[Source code of charts]
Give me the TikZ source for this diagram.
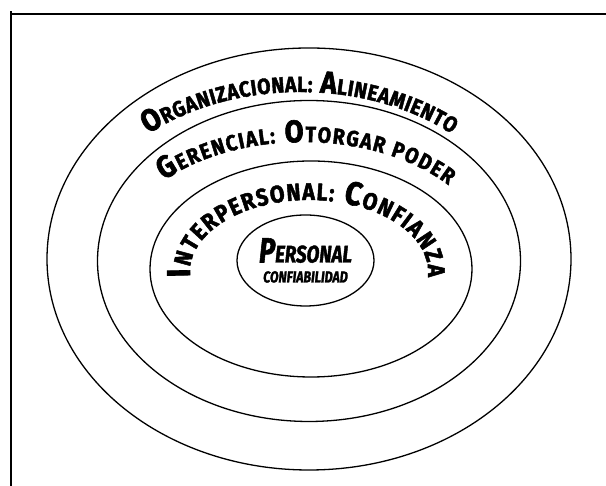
\documentclass[tikz,border=0pt]{standalone}
\usepackage{fontspec}
\setmainfont{Fira Sans}
\newfontfamily\ringfont{Fira Sans}[FakeStretch=0.88, BoldFeatures={FakeBold=2}]
\newfontfamily\corefont{Fira Sans}[FakeStretch=0.78, BoldItalicFeatures={FakeBold=1.6}]
\usetikzlibrary{shapes.geometric, decorations.text}

\newcommand\ringbig{\ringfont\bfseries\fontsize{31}{31}\selectfont}
\newcommand\ringsmall{\ringfont\bfseries\fontsize{22}{22}\selectfont}
\newcommand\innerbig{\ringfont\bfseries\fontsize{33}{33}\selectfont}
\newcommand\innersmall{\ringfont\bfseries\fontsize{24}{24}\selectfont}

\tikzset{
  ring/.style={line width=1.3pt},
  ringlabel/.style={decorate, decoration={text along path, text align={fit to path}, text={#1}}},
}

\begin{document}
\begin{tikzpicture}[x=1pt, y=1pt]
\useasboundingbox (0,0) rectangle (606,486);
% frame
\draw[line width=2pt] (11,0) -- (11,475);
\draw[line width=2pt] (10,472) -- (606,472);

% rings
\draw[ring] (309,227) ellipse [x radius=262, y radius=211];
\draw[ring] (309,225) ellipse [x radius=211.5, y radius=160.5];
\draw[ring] (311,217) ellipse [x radius=161, y radius=108];
\node[ellipse, draw, ring, minimum width=137, minimum height=91, inner sep=0pt, align=center] (personal) at (305.5,225.5)
  {{\corefont\bfseries\itshape\fontsize{35}{35}\selectfont P\fontsize{24}{24}\selectfont ERSONAL}\\[8pt]
   {\corefont\bfseries\itshape\fontsize{16}{16}\selectfont CONFIABILIDAD}};

% labels along the rings
\path[ringlabel={|\ringbig|O|\ringsmall|RGANIZACIONAL:|\ringbig| A|\ringsmall|LINEAMIENTO}, shift={(300,227)}]
  (131.5:229 and 167) arc[start angle=131.5, end angle=48.5, x radius=229, y radius=167];
\path[ringlabel={|\ringbig|G|\ringsmall|ERENCIAL:|\ringbig| O|\ringsmall|TORGAR PODER}, shift={(303,223)}]
  (137:190 and 121) arc[start angle=137, end angle=40, x radius=190, y radius=121];
\path[ringlabel={|\innerbig|I|\innersmall|NTERPERSONAL:|\innerbig| C|\innersmall|ONFIANZA}, shift={(309,214)}]
  (184:119 and 72) arc[start angle=184, end angle=-4, x radius=119, y radius=72];
\end{tikzpicture}
\end{document}
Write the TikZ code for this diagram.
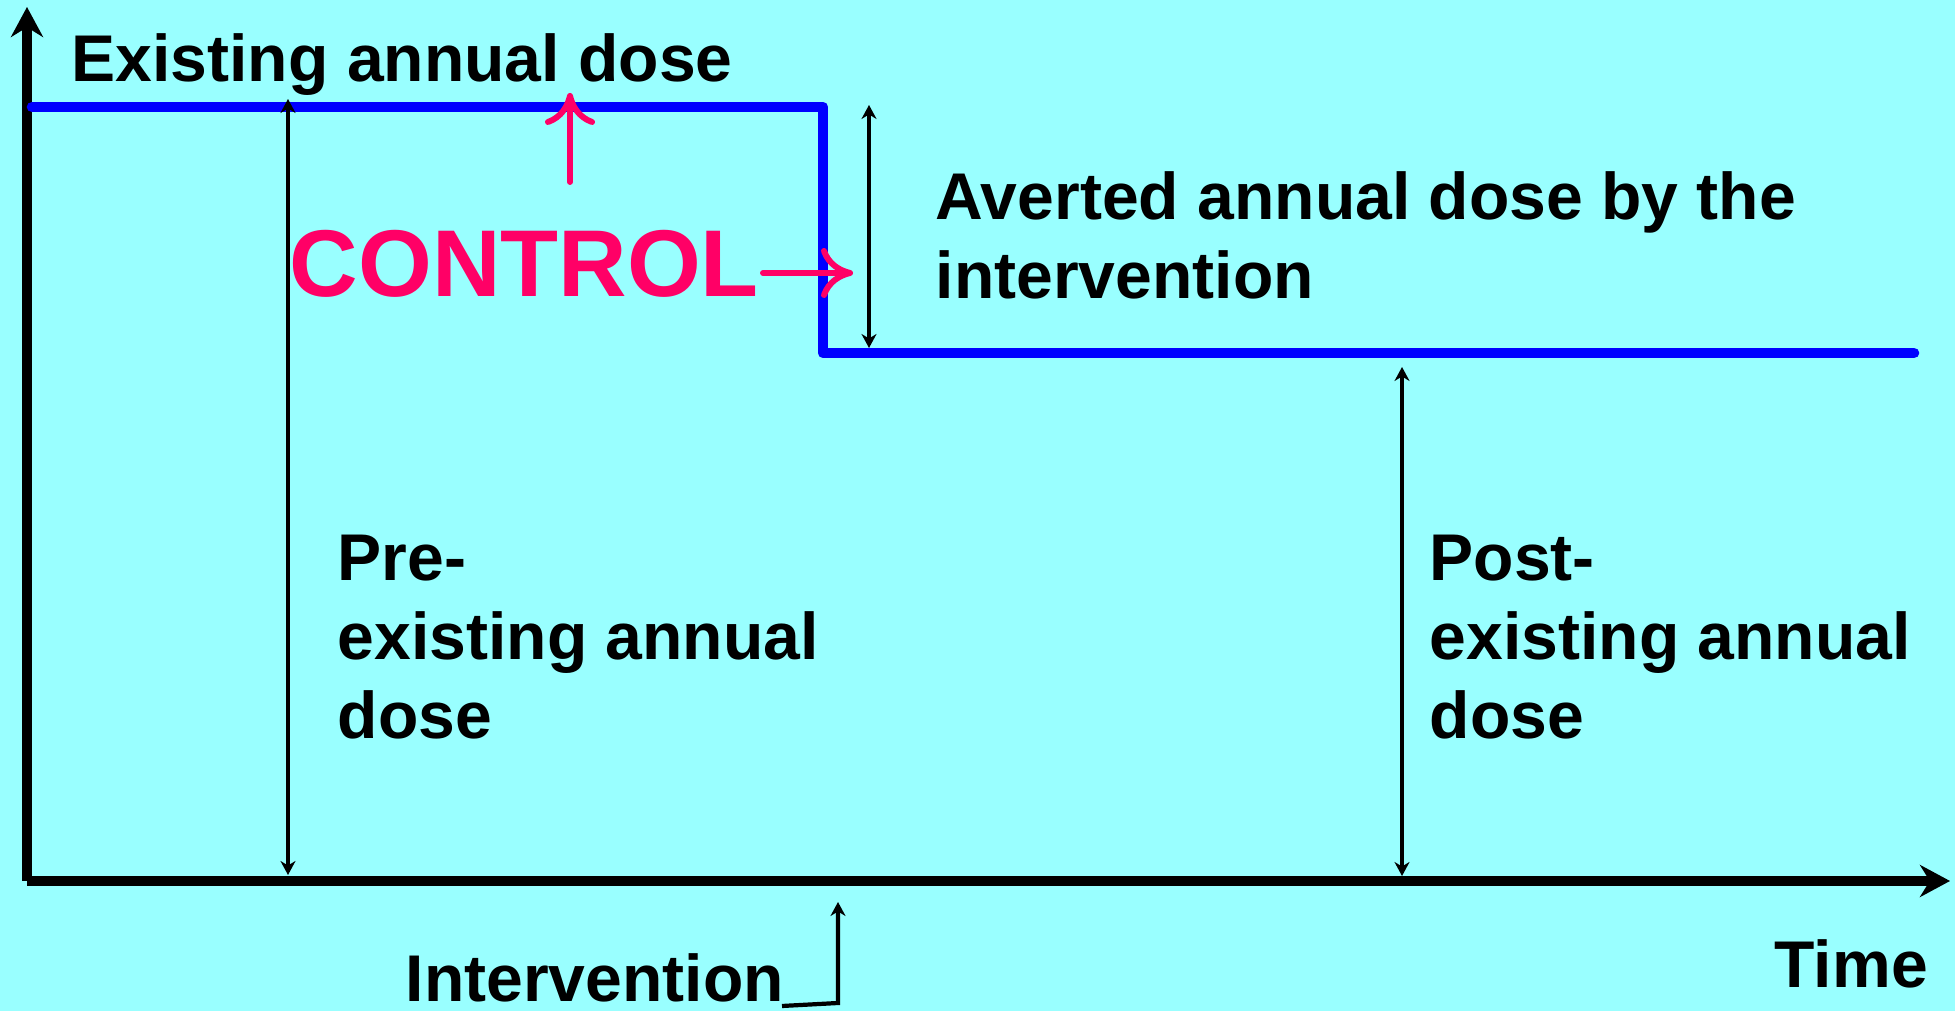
\documentclass[tikz,border=0pt]{standalone}
\usepackage{fontspec}
\setmainfont{Liberation Sans}
\usetikzlibrary{arrows.meta}
\definecolor{hgrund}{RGB}{153,255,255}
\definecolor{kontrolle}{RGB}{255,0,102}

\begin{document}
\begin{tikzpicture}[
		achse/.style = {line width=2.85pt, -{Stealth[length=3mm, width=3.2mm]}},
		dosis/.style = {line width=3pt, blue, line join=round, line cap=round},
		mass/.style = {line width=1.2pt, {Stealth[length=1.4mm, width=1.5mm]}-{Stealth[length=1.4mm, width=1.5mm]}},
		zeiger/.style = {line width=1.2pt, -{Stealth[length=1.4mm, width=1.5mm]}},
		rot/.style = {line width=1.7pt, kontrolle, line cap=round, -{Computer Modern Rightarrow[length=3.2mm, width=5mm]}},
		beschr/.style = {font=\fontsize{18.8pt}{22.5pt}\selectfont\bfseries, inner sep=0pt, anchor=base west, align=left}
	]
		% Hintergrund
		\fill [hgrund] (0, 0) rectangle (19.55, 10.11);
		\useasboundingbox (0, 0) rectangle (19.55, 10.11);
		% Achsen
		\coordinate (O) at (0.27, 1.30);
		\coordinate (ymax) at (0.27, 10.04);
		\coordinate (xmax) at (19.50, 1.30);
		\draw [achse] (O) -- (ymax);
		\draw [achse] (O) -- (xmax);
		% Dosisverlauf
		\coordinate (d1) at (0.32, 9.04);
		\coordinate (d2) at (8.23, 9.04);
		\coordinate (d3) at (8.23, 6.58);
		\coordinate (d4) at (19.14, 6.58);
		\draw [dosis] (d1) -- (d2) -- (d3) -- (d4);
		% Masspfeile
		\coordinate (vo) at (2.88, 9.12);
		\coordinate (vu) at (2.88, 1.36);
		\coordinate (ao) at (8.69, 9.06);
		\coordinate (au) at (8.69, 6.63);
		\coordinate (no) at (14.02, 6.44);
		\coordinate (nu) at (14.02, 1.35);
		\draw [mass] (vo) -- (vu);
		\draw [mass] (ao) -- (au);
		\draw [mass] (no) -- (nu);
		% Beschriftung (Anker an der letzten Grundlinie)
		\node [beschr] (bestehend) at (0.71, 9.29) {Existing annual dose};
		\node [beschr] (vermieden) at (9.35, 7.12) {Averted annual dose by the\\intervention};
		\node [beschr] (vorher) at (3.37, 2.72) {Pre-\\existing annual\\dose};
		\node [beschr] (nachher) at (14.29, 2.72) {Post-\\existing annual\\dose};
		\node [beschr] (zeit) at (17.74, 0.23) {Time};
		\node [beschr] (eingriff) at (4.05, 0.09) {Intervention};
		% Eingriff
		\coordinate (e1) at (7.82, 0.05);
		\coordinate (e2) at (8.38, 0.08);
		\coordinate (e3) at (8.38, 1.09);
		\draw [zeiger] (e1) -- (e2) -- (e3);
		% Kontrolle
		\node [beschr, font=\fontsize{27pt}{32pt}\selectfont\bfseries, text=kontrolle] (kontrolle) at (2.89, 7.14) {CONTROL};
		\coordinate (k1) at (5.70, 8.29);
		\coordinate (k2) at (5.70, 9.18);
		\coordinate (k3) at (7.63, 7.38);
		\coordinate (k4) at (8.53, 7.38);
		\draw [rot] (k1) -- (k2);
		\draw [rot] (k3) -- (k4);
	\end{tikzpicture}
\end{document}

Aim of the exercise :: Transcribe the whole listing exactly. Pictures are excluded.

Complete answer ::
Give me the TikZ source for this diagram.
\documentclass[tikz,border=0pt]{standalone}
\usepackage{fontspec}
\setmainfont{Fira Sans}
\newfontfamily\ringfont{Fira Sans}[FakeStretch=0.88, BoldFeatures={FakeBold=2}]
\newfontfamily\corefont{Fira Sans}[FakeStretch=0.78, BoldItalicFeatures={FakeBold=1.6}]
\usetikzlibrary{shapes.geometric, decorations.text}

\newcommand\ringbig{\ringfont\bfseries\fontsize{31}{31}\selectfont}
\newcommand\ringsmall{\ringfont\bfseries\fontsize{22}{22}\selectfont}
\newcommand\innerbig{\ringfont\bfseries\fontsize{33}{33}\selectfont}
\newcommand\innersmall{\ringfont\bfseries\fontsize{24}{24}\selectfont}

\tikzset{
  ring/.style={line width=1.3pt},
  ringlabel/.style={decorate, decoration={text along path, text align={fit to path}, text={#1}}},
}

\begin{document}
\begin{tikzpicture}[x=1pt, y=1pt]
\useasboundingbox (0,0) rectangle (606,486);
% frame
\draw[line width=2pt] (11,0) -- (11,475);
\draw[line width=2pt] (10,472) -- (606,472);

% rings
\draw[ring] (309,227) ellipse [x radius=262, y radius=211];
\draw[ring] (309,225) ellipse [x radius=211.5, y radius=160.5];
\draw[ring] (311,217) ellipse [x radius=161, y radius=108];
\node[ellipse, draw, ring, minimum width=137, minimum height=91, inner sep=0pt, align=center] (personal) at (305.5,225.5)
  {{\corefont\bfseries\itshape\fontsize{35}{35}\selectfont P\fontsize{24}{24}\selectfont ERSONAL}\\[8pt]
   {\corefont\bfseries\itshape\fontsize{16}{16}\selectfont CONFIABILIDAD}};

% labels along the rings
\path[ringlabel={|\ringbig|O|\ringsmall|RGANIZACIONAL:|\ringbig| A|\ringsmall|LINEAMIENTO}, shift={(300,227)}]
  (131.5:229 and 167) arc[start angle=131.5, end angle=48.5, x radius=229, y radius=167];
\path[ringlabel={|\ringbig|G|\ringsmall|ERENCIAL:|\ringbig| O|\ringsmall|TORGAR PODER}, shift={(303,223)}]
  (137:190 and 121) arc[start angle=137, end angle=40, x radius=190, y radius=121];
\path[ringlabel={|\innerbig|I|\innersmall|NTERPERSONAL:|\innerbig| C|\innersmall|ONFIANZA}, shift={(309,214)}]
  (184:119 and 72) arc[start angle=184, end angle=-4, x radius=119, y radius=72];
\end{tikzpicture}
\end{document}
Write the TikZ code for this diagram.
\documentclass[tikz,border=0pt]{standalone}
\usepackage{fontspec}
\setmainfont{Liberation Sans}
\usetikzlibrary{arrows.meta}
\definecolor{hgrund}{RGB}{153,255,255}
\definecolor{kontrolle}{RGB}{255,0,102}

\begin{document}
\begin{tikzpicture}[
		achse/.style = {line width=2.85pt, -{Stealth[length=3mm, width=3.2mm]}},
		dosis/.style = {line width=3pt, blue, line join=round, line cap=round},
		mass/.style = {line width=1.2pt, {Stealth[length=1.4mm, width=1.5mm]}-{Stealth[length=1.4mm, width=1.5mm]}},
		zeiger/.style = {line width=1.2pt, -{Stealth[length=1.4mm, width=1.5mm]}},
		rot/.style = {line width=1.7pt, kontrolle, line cap=round, -{Computer Modern Rightarrow[length=3.2mm, width=5mm]}},
		beschr/.style = {font=\fontsize{18.8pt}{22.5pt}\selectfont\bfseries, inner sep=0pt, anchor=base west, align=left}
	]
		% Hintergrund
		\fill [hgrund] (0, 0) rectangle (19.55, 10.11);
		\useasboundingbox (0, 0) rectangle (19.55, 10.11);
		% Achsen
		\coordinate (O) at (0.27, 1.30);
		\coordinate (ymax) at (0.27, 10.04);
		\coordinate (xmax) at (19.50, 1.30);
		\draw [achse] (O) -- (ymax);
		\draw [achse] (O) -- (xmax);
		% Dosisverlauf
		\coordinate (d1) at (0.32, 9.04);
		\coordinate (d2) at (8.23, 9.04);
		\coordinate (d3) at (8.23, 6.58);
		\coordinate (d4) at (19.14, 6.58);
		\draw [dosis] (d1) -- (d2) -- (d3) -- (d4);
		% Masspfeile
		\coordinate (vo) at (2.88, 9.12);
		\coordinate (vu) at (2.88, 1.36);
		\coordinate (ao) at (8.69, 9.06);
		\coordinate (au) at (8.69, 6.63);
		\coordinate (no) at (14.02, 6.44);
		\coordinate (nu) at (14.02, 1.35);
		\draw [mass] (vo) -- (vu);
		\draw [mass] (ao) -- (au);
		\draw [mass] (no) -- (nu);
		% Beschriftung (Anker an der letzten Grundlinie)
		\node [beschr] (bestehend) at (0.71, 9.29) {Existing annual dose};
		\node [beschr] (vermieden) at (9.35, 7.12) {Averted annual dose by the\\intervention};
		\node [beschr] (vorher) at (3.37, 2.72) {Pre-\\existing annual\\dose};
		\node [beschr] (nachher) at (14.29, 2.72) {Post-\\existing annual\\dose};
		\node [beschr] (zeit) at (17.74, 0.23) {Time};
		\node [beschr] (eingriff) at (4.05, 0.09) {Intervention};
		% Eingriff
		\coordinate (e1) at (7.82, 0.05);
		\coordinate (e2) at (8.38, 0.08);
		\coordinate (e3) at (8.38, 1.09);
		\draw [zeiger] (e1) -- (e2) -- (e3);
		% Kontrolle
		\node [beschr, font=\fontsize{27pt}{32pt}\selectfont\bfseries, text=kontrolle] (kontrolle) at (2.89, 7.14) {CONTROL};
		\coordinate (k1) at (5.70, 8.29);
		\coordinate (k2) at (5.70, 9.18);
		\coordinate (k3) at (7.63, 7.38);
		\coordinate (k4) at (8.53, 7.38);
		\draw [rot] (k1) -- (k2);
		\draw [rot] (k3) -- (k4);
	\end{tikzpicture}
\end{document}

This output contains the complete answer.